• **Data section**:
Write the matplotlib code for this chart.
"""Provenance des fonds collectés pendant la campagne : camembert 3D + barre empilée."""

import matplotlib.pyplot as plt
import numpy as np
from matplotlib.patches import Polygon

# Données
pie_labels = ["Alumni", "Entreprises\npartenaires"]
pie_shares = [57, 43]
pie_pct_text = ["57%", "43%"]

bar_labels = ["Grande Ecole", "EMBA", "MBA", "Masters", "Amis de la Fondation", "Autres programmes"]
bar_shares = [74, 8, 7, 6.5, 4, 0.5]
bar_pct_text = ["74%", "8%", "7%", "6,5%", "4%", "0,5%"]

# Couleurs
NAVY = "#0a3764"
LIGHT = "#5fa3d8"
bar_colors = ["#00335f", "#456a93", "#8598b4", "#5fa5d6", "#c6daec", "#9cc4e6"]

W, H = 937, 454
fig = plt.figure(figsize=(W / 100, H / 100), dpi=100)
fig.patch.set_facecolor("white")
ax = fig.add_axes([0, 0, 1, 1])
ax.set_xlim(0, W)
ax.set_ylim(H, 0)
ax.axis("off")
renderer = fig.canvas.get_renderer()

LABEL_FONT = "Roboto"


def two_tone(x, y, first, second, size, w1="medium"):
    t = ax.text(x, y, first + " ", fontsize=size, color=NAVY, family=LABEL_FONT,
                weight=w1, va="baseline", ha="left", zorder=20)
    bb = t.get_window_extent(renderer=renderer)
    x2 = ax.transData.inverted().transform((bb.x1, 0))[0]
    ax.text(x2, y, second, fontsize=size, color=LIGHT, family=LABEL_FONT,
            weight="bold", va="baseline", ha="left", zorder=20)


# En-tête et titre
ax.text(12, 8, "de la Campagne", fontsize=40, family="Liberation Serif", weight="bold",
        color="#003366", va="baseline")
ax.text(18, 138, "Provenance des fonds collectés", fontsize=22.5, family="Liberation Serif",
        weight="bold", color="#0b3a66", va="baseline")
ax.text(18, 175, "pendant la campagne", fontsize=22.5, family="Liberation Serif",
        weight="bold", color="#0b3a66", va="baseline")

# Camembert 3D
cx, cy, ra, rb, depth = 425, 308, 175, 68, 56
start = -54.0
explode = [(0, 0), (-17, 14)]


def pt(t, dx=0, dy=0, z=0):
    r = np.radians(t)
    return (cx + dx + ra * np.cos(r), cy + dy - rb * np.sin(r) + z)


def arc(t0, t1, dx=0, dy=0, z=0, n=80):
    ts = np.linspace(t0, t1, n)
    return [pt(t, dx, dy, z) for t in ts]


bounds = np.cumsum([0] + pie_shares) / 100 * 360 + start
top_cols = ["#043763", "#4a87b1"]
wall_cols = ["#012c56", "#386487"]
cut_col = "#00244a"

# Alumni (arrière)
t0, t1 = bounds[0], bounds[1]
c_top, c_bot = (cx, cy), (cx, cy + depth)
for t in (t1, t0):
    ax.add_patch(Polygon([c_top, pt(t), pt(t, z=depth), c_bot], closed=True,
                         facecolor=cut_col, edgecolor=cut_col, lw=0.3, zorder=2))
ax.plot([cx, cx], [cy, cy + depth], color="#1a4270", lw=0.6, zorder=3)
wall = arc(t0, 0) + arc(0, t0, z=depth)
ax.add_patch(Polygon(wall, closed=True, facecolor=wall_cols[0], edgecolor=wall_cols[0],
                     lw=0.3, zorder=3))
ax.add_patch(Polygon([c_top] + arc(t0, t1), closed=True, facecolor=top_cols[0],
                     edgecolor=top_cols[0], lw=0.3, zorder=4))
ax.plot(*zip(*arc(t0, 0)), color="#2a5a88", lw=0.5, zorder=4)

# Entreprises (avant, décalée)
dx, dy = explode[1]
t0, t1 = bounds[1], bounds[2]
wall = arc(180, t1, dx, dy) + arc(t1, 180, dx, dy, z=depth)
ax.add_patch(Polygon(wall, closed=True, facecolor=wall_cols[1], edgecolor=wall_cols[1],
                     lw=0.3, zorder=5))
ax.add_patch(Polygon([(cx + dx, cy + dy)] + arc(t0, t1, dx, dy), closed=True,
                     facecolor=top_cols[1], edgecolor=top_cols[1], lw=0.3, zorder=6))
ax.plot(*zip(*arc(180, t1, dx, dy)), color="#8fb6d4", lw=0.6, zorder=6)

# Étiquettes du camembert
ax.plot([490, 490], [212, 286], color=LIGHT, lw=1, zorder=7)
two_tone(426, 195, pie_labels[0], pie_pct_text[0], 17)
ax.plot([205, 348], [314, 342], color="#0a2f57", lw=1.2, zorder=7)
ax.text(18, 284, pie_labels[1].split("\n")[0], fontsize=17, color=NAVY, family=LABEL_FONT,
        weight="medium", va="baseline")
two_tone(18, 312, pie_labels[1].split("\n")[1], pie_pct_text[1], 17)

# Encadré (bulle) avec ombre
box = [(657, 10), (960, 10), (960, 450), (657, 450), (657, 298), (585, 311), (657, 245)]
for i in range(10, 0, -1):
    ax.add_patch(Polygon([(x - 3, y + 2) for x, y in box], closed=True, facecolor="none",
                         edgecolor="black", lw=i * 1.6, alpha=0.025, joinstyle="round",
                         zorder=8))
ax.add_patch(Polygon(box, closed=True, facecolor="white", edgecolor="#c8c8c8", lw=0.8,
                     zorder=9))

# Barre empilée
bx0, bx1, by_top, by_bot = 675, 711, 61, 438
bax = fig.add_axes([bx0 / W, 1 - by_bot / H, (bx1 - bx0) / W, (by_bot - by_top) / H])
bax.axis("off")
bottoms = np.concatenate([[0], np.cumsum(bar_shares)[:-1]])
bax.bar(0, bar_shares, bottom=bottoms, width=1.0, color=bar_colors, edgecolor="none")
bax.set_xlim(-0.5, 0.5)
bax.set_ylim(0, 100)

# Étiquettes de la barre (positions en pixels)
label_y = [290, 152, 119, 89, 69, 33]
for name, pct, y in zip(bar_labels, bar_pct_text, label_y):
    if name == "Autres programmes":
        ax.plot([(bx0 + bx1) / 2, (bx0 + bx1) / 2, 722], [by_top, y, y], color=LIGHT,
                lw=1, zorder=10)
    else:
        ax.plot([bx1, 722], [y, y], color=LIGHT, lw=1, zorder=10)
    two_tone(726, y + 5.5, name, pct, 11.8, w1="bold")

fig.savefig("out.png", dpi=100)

• **Required work**:
Repeat the preceding lines exactly, please, every one of them.

• **Completed exercise**:
Write the matplotlib code for this chart.
"""Provenance des fonds collectés pendant la campagne : camembert 3D + barre empilée."""

import matplotlib.pyplot as plt
import numpy as np
from matplotlib.patches import Polygon

# Données
pie_labels = ["Alumni", "Entreprises\npartenaires"]
pie_shares = [57, 43]
pie_pct_text = ["57%", "43%"]

bar_labels = ["Grande Ecole", "EMBA", "MBA", "Masters", "Amis de la Fondation", "Autres programmes"]
bar_shares = [74, 8, 7, 6.5, 4, 0.5]
bar_pct_text = ["74%", "8%", "7%", "6,5%", "4%", "0,5%"]

# Couleurs
NAVY = "#0a3764"
LIGHT = "#5fa3d8"
bar_colors = ["#00335f", "#456a93", "#8598b4", "#5fa5d6", "#c6daec", "#9cc4e6"]

W, H = 937, 454
fig = plt.figure(figsize=(W / 100, H / 100), dpi=100)
fig.patch.set_facecolor("white")
ax = fig.add_axes([0, 0, 1, 1])
ax.set_xlim(0, W)
ax.set_ylim(H, 0)
ax.axis("off")
renderer = fig.canvas.get_renderer()

LABEL_FONT = "Roboto"


def two_tone(x, y, first, second, size, w1="medium"):
    t = ax.text(x, y, first + " ", fontsize=size, color=NAVY, family=LABEL_FONT,
                weight=w1, va="baseline", ha="left", zorder=20)
    bb = t.get_window_extent(renderer=renderer)
    x2 = ax.transData.inverted().transform((bb.x1, 0))[0]
    ax.text(x2, y, second, fontsize=size, color=LIGHT, family=LABEL_FONT,
            weight="bold", va="baseline", ha="left", zorder=20)


# En-tête et titre
ax.text(12, 8, "de la Campagne", fontsize=40, family="Liberation Serif", weight="bold",
        color="#003366", va="baseline")
ax.text(18, 138, "Provenance des fonds collectés", fontsize=22.5, family="Liberation Serif",
        weight="bold", color="#0b3a66", va="baseline")
ax.text(18, 175, "pendant la campagne", fontsize=22.5, family="Liberation Serif",
        weight="bold", color="#0b3a66", va="baseline")

# Camembert 3D
cx, cy, ra, rb, depth = 425, 308, 175, 68, 56
start = -54.0
explode = [(0, 0), (-17, 14)]


def pt(t, dx=0, dy=0, z=0):
    r = np.radians(t)
    return (cx + dx + ra * np.cos(r), cy + dy - rb * np.sin(r) + z)


def arc(t0, t1, dx=0, dy=0, z=0, n=80):
    ts = np.linspace(t0, t1, n)
    return [pt(t, dx, dy, z) for t in ts]


bounds = np.cumsum([0] + pie_shares) / 100 * 360 + start
top_cols = ["#043763", "#4a87b1"]
wall_cols = ["#012c56", "#386487"]
cut_col = "#00244a"

# Alumni (arrière)
t0, t1 = bounds[0], bounds[1]
c_top, c_bot = (cx, cy), (cx, cy + depth)
for t in (t1, t0):
    ax.add_patch(Polygon([c_top, pt(t), pt(t, z=depth), c_bot], closed=True,
                         facecolor=cut_col, edgecolor=cut_col, lw=0.3, zorder=2))
ax.plot([cx, cx], [cy, cy + depth], color="#1a4270", lw=0.6, zorder=3)
wall = arc(t0, 0) + arc(0, t0, z=depth)
ax.add_patch(Polygon(wall, closed=True, facecolor=wall_cols[0], edgecolor=wall_cols[0],
                     lw=0.3, zorder=3))
ax.add_patch(Polygon([c_top] + arc(t0, t1), closed=True, facecolor=top_cols[0],
                     edgecolor=top_cols[0], lw=0.3, zorder=4))
ax.plot(*zip(*arc(t0, 0)), color="#2a5a88", lw=0.5, zorder=4)

# Entreprises (avant, décalée)
dx, dy = explode[1]
t0, t1 = bounds[1], bounds[2]
wall = arc(180, t1, dx, dy) + arc(t1, 180, dx, dy, z=depth)
ax.add_patch(Polygon(wall, closed=True, facecolor=wall_cols[1], edgecolor=wall_cols[1],
                     lw=0.3, zorder=5))
ax.add_patch(Polygon([(cx + dx, cy + dy)] + arc(t0, t1, dx, dy), closed=True,
                     facecolor=top_cols[1], edgecolor=top_cols[1], lw=0.3, zorder=6))
ax.plot(*zip(*arc(180, t1, dx, dy)), color="#8fb6d4", lw=0.6, zorder=6)

# Étiquettes du camembert
ax.plot([490, 490], [212, 286], color=LIGHT, lw=1, zorder=7)
two_tone(426, 195, pie_labels[0], pie_pct_text[0], 17)
ax.plot([205, 348], [314, 342], color="#0a2f57", lw=1.2, zorder=7)
ax.text(18, 284, pie_labels[1].split("\n")[0], fontsize=17, color=NAVY, family=LABEL_FONT,
        weight="medium", va="baseline")
two_tone(18, 312, pie_labels[1].split("\n")[1], pie_pct_text[1], 17)

# Encadré (bulle) avec ombre
box = [(657, 10), (960, 10), (960, 450), (657, 450), (657, 298), (585, 311), (657, 245)]
for i in range(10, 0, -1):
    ax.add_patch(Polygon([(x - 3, y + 2) for x, y in box], closed=True, facecolor="none",
                         edgecolor="black", lw=i * 1.6, alpha=0.025, joinstyle="round",
                         zorder=8))
ax.add_patch(Polygon(box, closed=True, facecolor="white", edgecolor="#c8c8c8", lw=0.8,
                     zorder=9))

# Barre empilée
bx0, bx1, by_top, by_bot = 675, 711, 61, 438
bax = fig.add_axes([bx0 / W, 1 - by_bot / H, (bx1 - bx0) / W, (by_bot - by_top) / H])
bax.axis("off")
bottoms = np.concatenate([[0], np.cumsum(bar_shares)[:-1]])
bax.bar(0, bar_shares, bottom=bottoms, width=1.0, color=bar_colors, edgecolor="none")
bax.set_xlim(-0.5, 0.5)
bax.set_ylim(0, 100)

# Étiquettes de la barre (positions en pixels)
label_y = [290, 152, 119, 89, 69, 33]
for name, pct, y in zip(bar_labels, bar_pct_text, label_y):
    if name == "Autres programmes":
        ax.plot([(bx0 + bx1) / 2, (bx0 + bx1) / 2, 722], [by_top, y, y], color=LIGHT,
                lw=1, zorder=10)
    else:
        ax.plot([bx1, 722], [y, y], color=LIGHT, lw=1, zorder=10)
    two_tone(726, y + 5.5, name, pct, 11.8, w1="bold")

fig.savefig("out.png", dpi=100)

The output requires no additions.